### WHAT YOU NEED TO DO
Don't include pictures. Quote the lines below from the first through the line that contains "import seaborn as sns".

### COLLECTED DATA
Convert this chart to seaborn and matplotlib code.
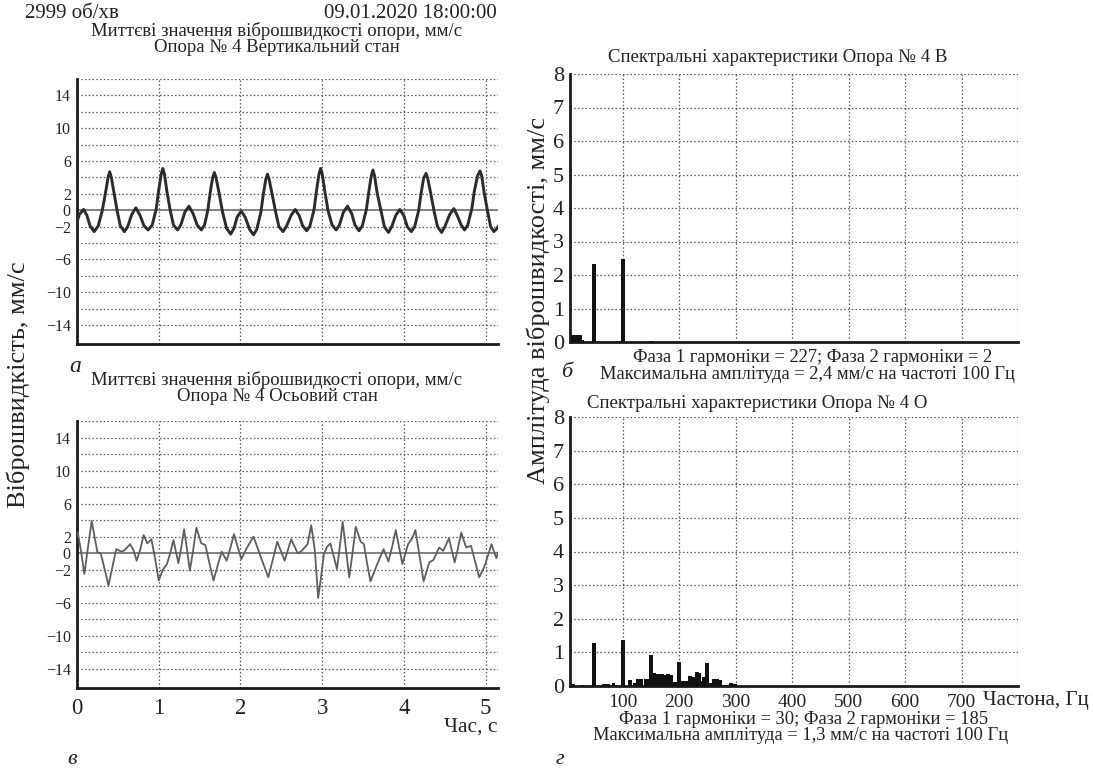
import numpy as np
import pandas as pd
import matplotlib
matplotlib.use("Agg")
import matplotlib.pyplot as plt
from matplotlib.ticker import MultipleLocator, FixedLocator, FuncFormatter, NullFormatter
import seaborn as sns

# ---------------- data ----------------
vert_t = [0.00, 0.03, 0.08, 0.12, 0.16, 0.21, 0.26, 0.31, 0.35, 0.38, 0.40, 0.42, 0.455, 0.49, 0.53, 0.58,
          0.62, 0.67, 0.72, 0.77, 0.82, 0.87, 0.92, 0.97, 1.00, 1.03, 1.05, 1.07, 1.10, 1.14, 1.18, 1.23,
          1.27, 1.32, 1.37, 1.42, 1.47, 1.52, 1.56, 1.60, 1.63, 1.66, 1.68, 1.70, 1.74, 1.78, 1.83, 1.88,
          1.92, 1.96, 2.01, 2.06, 2.11, 2.16, 2.20, 2.25, 2.28, 2.31, 2.33, 2.35, 2.39, 2.43, 2.47, 2.52,
          2.56, 2.62, 2.67, 2.72, 2.76, 2.81, 2.85, 2.90, 2.93, 2.96, 2.98, 3.00, 3.03, 3.07, 3.12, 3.17,
          3.21, 3.26, 3.31, 3.36, 3.40, 3.45, 3.49, 3.54, 3.57, 3.60, 3.62, 3.64, 3.67, 3.72, 3.76, 3.81,
          3.85, 3.90, 3.95, 4.00, 4.04, 4.09, 4.13, 4.18, 4.21, 4.24, 4.27, 4.29, 4.33, 4.37, 4.41, 4.46,
          4.50, 4.56, 4.61, 4.65, 4.70, 4.74, 4.78, 4.83, 4.86, 4.90, 4.93, 4.95, 4.98, 5.02, 5.06, 5.10,
          5.13, 5.17]
vert_v = [-1.4, -0.5, 0.1, -0.6, -1.9, -2.6, -1.9, 0.0, 2.2, 4.0, 4.7, 4.0, 2.0, 0.0, -1.9, -2.6,
          -2.0, -0.5, 0.3, -0.6, -1.9, -2.4, -1.8, 0.2, 2.5, 4.4, 5.1, 4.4, 2.3, 0.0, -1.8, -2.4,
          -1.8, -0.2, 0.5, -0.4, -1.8, -2.4, -1.8, 0.0, 2.2, 4.0, 4.6, 4.0, 2.0, -0.2, -2.2, -2.9,
          -2.2, -0.8, -0.1, -0.9, -2.3, -3.0, -2.3, -0.2, 2.0, 3.8, 4.4, 3.8, 1.8, -0.2, -2.0, -2.6,
          -2.0, -0.6, 0.1, -0.7, -1.9, -2.5, -1.9, 0.1, 2.4, 4.4, 5.1, 4.4, 2.4, 0.0, -1.8, -2.4,
          -1.8, -0.2, 0.5, -0.4, -1.8, -2.5, -1.9, 0.1, 2.3, 4.2, 4.9, 4.2, 2.2, -0.1, -2.0, -2.7,
          -2.0, -0.6, 0.1, -0.7, -2.0, -2.6, -2.0, 0.0, 2.1, 3.9, 4.5, 3.9, 1.9, -0.2, -2.0, -2.7,
          -2.0, -0.5, 0.2, -0.6, -1.8, -2.4, -1.8, 0.2, 2.3, 4.2, 4.8, 4.2, 2.2, 0.0, -2.0, -2.6,
          -2.3, -1.7]

axial_t = [0.00, 0.01, 0.05, 0.09, 0.13, 0.18, 0.215, 0.25, 0.29, 0.34, 0.385, 0.43, 0.48, 0.54, 0.58,
           0.65, 0.69, 0.73, 0.775, 0.815, 0.86, 0.91, 0.955, 1.00, 1.05, 1.10, 1.14, 1.18, 1.24, 1.275,
           1.31, 1.345, 1.38, 1.42, 1.46, 1.52, 1.57, 1.62, 1.67, 1.72, 1.77, 1.83, 1.875, 1.92, 1.965,
           2.01, 2.08, 2.16, 2.25, 2.34, 2.40, 2.45, 2.54, 2.62, 2.70, 2.75, 2.82, 2.865, 2.91, 2.95,
           2.98, 3.02, 3.06, 3.10, 3.18, 3.215, 3.25, 3.29, 3.33, 3.37, 3.41, 3.47, 3.51, 3.55, 3.59,
           3.67, 3.75, 3.81, 3.855, 3.90, 3.98, 4.05, 4.10, 4.14, 4.19, 4.24, 4.31, 4.36, 4.43, 4.48,
           4.55, 4.62, 4.66, 4.70, 4.76, 4.82, 4.87, 4.92, 4.98, 5.03, 5.07, 5.13, 5.16]
axial_v = [2.1, 2.5, 0.2, -2.5, 0.4, 3.9, 2.0, 0.1, 0.0, -2.0, -3.9, -1.8, 0.5, 0.2, 0.35,
           1.1, 0.4, -0.9, 0.5, 2.2, 1.2, 1.7, -0.6, -3.3, -2.0, -1.3, 0.0, 1.6, -1.2, 0.7,
           2.9, 0.5, -2.1, 0.3, 3.1, 1.2, 1.0, -1.2, -3.3, -1.5, 0.2, -0.9, 0.6, 2.3, 0.8,
           -0.7, 0.7, 2.0, -0.5, -2.9, -0.6, 1.4, -0.9, 1.7, 0.0, 0.3, 1.1, 3.4, 0.3, -5.4,
           -3.3, -0.1, 0.8, 1.2, -1.9, 0.8, 3.8, 0.5, -2.9, 0.0, 3.2, 1.4, 1.1, -1.3, -3.4,
           -1.4, 0.5, -1.0, 0.8, 2.8, -1.3, 1.1, 1.8, 2.8, -0.3, -3.4, -1.1, -0.8, 0.7, 0.3,
           1.8, -1.1, 0.6, 2.5, 0.7, 0.9, -1.0, -2.9, -1.7, -0.2, 1.1, -0.6, 0.3]

spec_v_freq = [12, 16, 20, 24, 28, 50, 98, 100, 150]
spec_v_amp = [0.22, 0.22, 0.22, 0.20, 0.05, 2.34, 0.04, 2.47, 0.04]

spec_a_freq = [12, 30, 50, 68, 75, 84, 100, 113, 122, 128, 133, 141, 145, 150, 155, 160, 165, 170, 175,
               180, 185, 190, 195, 200, 205, 211, 216, 220, 226, 231, 236, 240, 245, 250, 254, 261, 267,
               272, 278, 285, 292, 299]
spec_a_amp = [0.05, 0.03, 1.29, 0.05, 0.07, 0.10, 1.36, 0.18, 0.10, 0.20, 0.22, 0.20, 0.22, 0.92, 0.38,
              0.36, 0.35, 0.35, 0.34, 0.35, 0.33, 0.12, 0.12, 0.72, 0.15, 0.16, 0.15, 0.30, 0.27, 0.42,
              0.38, 0.15, 0.28, 0.67, 0.10, 0.22, 0.20, 0.18, 0.04, 0.04, 0.10, 0.05]

time_ticks = [0, 1, 2, 3, 4, 5]
vel_labels = [-14, -10, -6, -2, 0, 2, 6, 10, 14]
amp_ticks = [0, 1, 2, 3, 4, 5, 6, 7, 8]
freq_ticks = [100, 200, 300, 400, 500, 600, 700, 800]
freq_labels = ["100", "200", "300", "400", "500", "600", "700", ""]

# ---------------- style ----------------
sns.set_theme(style="white")
plt.rcParams["font.family"] = ["Liberation Serif", "DejaVu Serif"]
plt.rcParams["axes.unicode_minus"] = True
TXT = "#222222"

W, H = 1093, 771
fig = plt.figure(figsize=(W / 100, H / 100), dpi=100)


def frame(l, t, r, b):
    return [l / W, 1 - b / H, (r - l) / W, (b - t) / H]


ax_tl = fig.add_axes(frame(77, 79, 498, 344))
ax_bl = fig.add_axes(frame(77, 421, 498, 688))
ax_tr = fig.add_axes(frame(570, 74, 1018, 342))
ax_br = fig.add_axes(frame(570, 417, 1018, 686))

grid_kw = dict(color="#555555", linestyle=(0, (1.2, 1.8)), linewidth=0.9)


def style_common(ax):
    for s in ["top", "right"]:
        ax.spines[s].set_visible(False)
    for s in ["left", "bottom"]:
        ax.spines[s].set_color("#1a1a1a")
        ax.spines[s].set_linewidth(2.0)
    ax.set_facecolor("white")
    ax.tick_params(which="major", direction="out", length=5, width=1.2, color="#222222")
    ax.tick_params(which="minor", direction="out", length=3, width=1.0, color="#222222")
    ax.tick_params(axis="y", which="major", direction="inout", length=7)
    ax.tick_params(axis="y", which="minor", direction="inout", length=4)


def style_time(ax, show_x):
    style_common(ax)
    ax.set_xlim(0, 5.15)
    ax.set_ylim(-16.3, 16)
    ax.xaxis.set_major_locator(FixedLocator(time_ticks))
    ax.xaxis.set_minor_locator(MultipleLocator(0.2))
    ax.yaxis.set_major_locator(MultipleLocator(2))
    ax.yaxis.set_minor_locator(MultipleLocator(0.5))
    ax.yaxis.set_major_formatter(FuncFormatter(
        lambda v, p: (f"{int(round(v))}".replace("-", "\u2212") if int(round(v)) in vel_labels else "")))
    ax.tick_params(axis="y", labelsize=11.5, labelcolor=TXT, pad=1)
    ax.tick_params(axis="x", labelsize=16.5, labelcolor=TXT, pad=2)
    if not show_x:
        ax.xaxis.set_major_formatter(NullFormatter())
    for x in time_ticks[1:]:
        ax.axvline(x, **grid_kw, zorder=1)
    for y in np.arange(-14, 17, 2):
        if y != 0:
            ax.axhline(y, **grid_kw, zorder=1)
    ax.axhline(0, color="#777777", linewidth=1.3, zorder=2)
    ax.set_xlabel("")
    ax.set_ylabel("")


def style_spec(ax, show_x):
    style_common(ax)
    ax.set_xlim(7, 800)
    ax.set_ylim(0, 8)
    ax.xaxis.set_major_locator(FixedLocator(freq_ticks))
    ax.xaxis.set_minor_locator(MultipleLocator(12.5))
    ax.yaxis.set_major_locator(FixedLocator(amp_ticks))
    ax.yaxis.set_minor_locator(MultipleLocator(0.2))
    ax.tick_params(axis="y", labelsize=16, labelcolor=TXT, pad=1)
    ax.tick_params(axis="x", labelsize=14, labelcolor=TXT, pad=1)
    if show_x:
        ax.set_xticks(freq_ticks)
        ax.set_xticklabels(freq_labels)
    else:
        ax.xaxis.set_major_formatter(NullFormatter())
    for x in freq_ticks:
        ax.axvline(x, **grid_kw, zorder=1)
    for y in amp_ticks[1:]:
        ax.axhline(y, **grid_kw, zorder=1)
    ax.set_xlabel("")
    ax.set_ylabel("")


# ---------------- time signals ----------------
df_v = pd.DataFrame({"t": vert_t, "v": vert_v})
df_a = pd.DataFrame({"t": axial_t, "v": axial_v})
sns.lineplot(data=df_v, x="t", y="v", ax=ax_tl, color="#2b2b2b", linewidth=2.1,
             estimator=None, sort=False, zorder=3)
sns.lineplot(data=df_a, x="t", y="v", ax=ax_bl, color="#5e5e5e", linewidth=1.3,
             estimator=None, sort=False, zorder=3)
style_time(ax_tl, False)
style_time(ax_bl, True)

# ---------------- spectra ----------------
ax_tr.bar(spec_v_freq, spec_v_amp, width=7, color="#111111", linewidth=0, zorder=3)
ax_br.bar(spec_a_freq, spec_a_amp, width=7, color="#111111", linewidth=0, zorder=3)
style_spec(ax_tr, False)
style_spec(ax_br, True)


# ---------------- texts ----------------
def ftext(x, y, s, **kw):
    kw.setdefault("color", TXT)
    fig.text(x / W, 1 - y / H, s, va="center", **kw)


ftext(25, 13, "2999 об/хв", ha="left", fontsize=15)
ftext(497, 13, "09.01.2020 18:00:00", ha="right", fontsize=15)
ftext(277, 31, "Миттєві значення віброшвидкості опори, мм/с", ha="center", fontsize=13.5)
ftext(277, 48, "Опора № 4 Вертикальний стан", ha="center", fontsize=13.5)
ftext(75, 367, "а", ha="center", fontsize=17, style="italic")
ftext(277, 380, "Миттєві значення віброшвидкості опори, мм/с", ha="center", fontsize=13.5)
ftext(277, 397, "Опора № 4 Осьовий стан", ha="center", fontsize=13.5)
ftext(497, 727, "Час, с", ha="right", fontsize=15.5)
ftext(72, 760, "в", ha="center", fontsize=16, style="italic")
ftext(18, 385, "Віброшвидкість, мм/с", ha="center", fontsize=19, rotation=90)

ftext(538, 300, "Амплітуда віброшвидкості, мм/с", ha="center", fontsize=19, rotation=90)
ftext(778, 57, "Спектральні характеристики Опора № 4 В", ha="center", fontsize=13.5)
ftext(813, 357, "Фаза 1 гармоніки = 227; Фаза 2 гармоніки = 2", ha="center", fontsize=13.3)
ftext(807, 374, "Максимальна амплітуда = 2,4 мм/с на частоті 100 Гц", ha="center", fontsize=13.3)
ftext(567, 372, "б", ha="center", fontsize=16, style="italic")
ftext(757, 403, "Спектральні характеристики Опора № 4 О", ha="center", fontsize=13.5)
ftext(983, 700, "Частона, Гц", ha="left", fontsize=15)
ftext(804, 719, "Фаза 1 гармоніки = 30; Фаза 2 гармоніки = 185", ha="center", fontsize=13.3)
ftext(801, 735, "Максимальна амплітуда = 1,3 мм/с на частоті 100 Гц", ha="center", fontsize=13.3)
ftext(560, 760, "г", ha="center", fontsize=16, style="italic")

fig.savefig("out.png", dpi=100, facecolor="white")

### RESPONSE TO THIS EXERCISE
Convert this chart to seaborn and matplotlib code.
import numpy as np
import pandas as pd
import matplotlib
matplotlib.use("Agg")
import matplotlib.pyplot as plt
from matplotlib.ticker import MultipleLocator, FixedLocator, FuncFormatter, NullFormatter
import seaborn as sns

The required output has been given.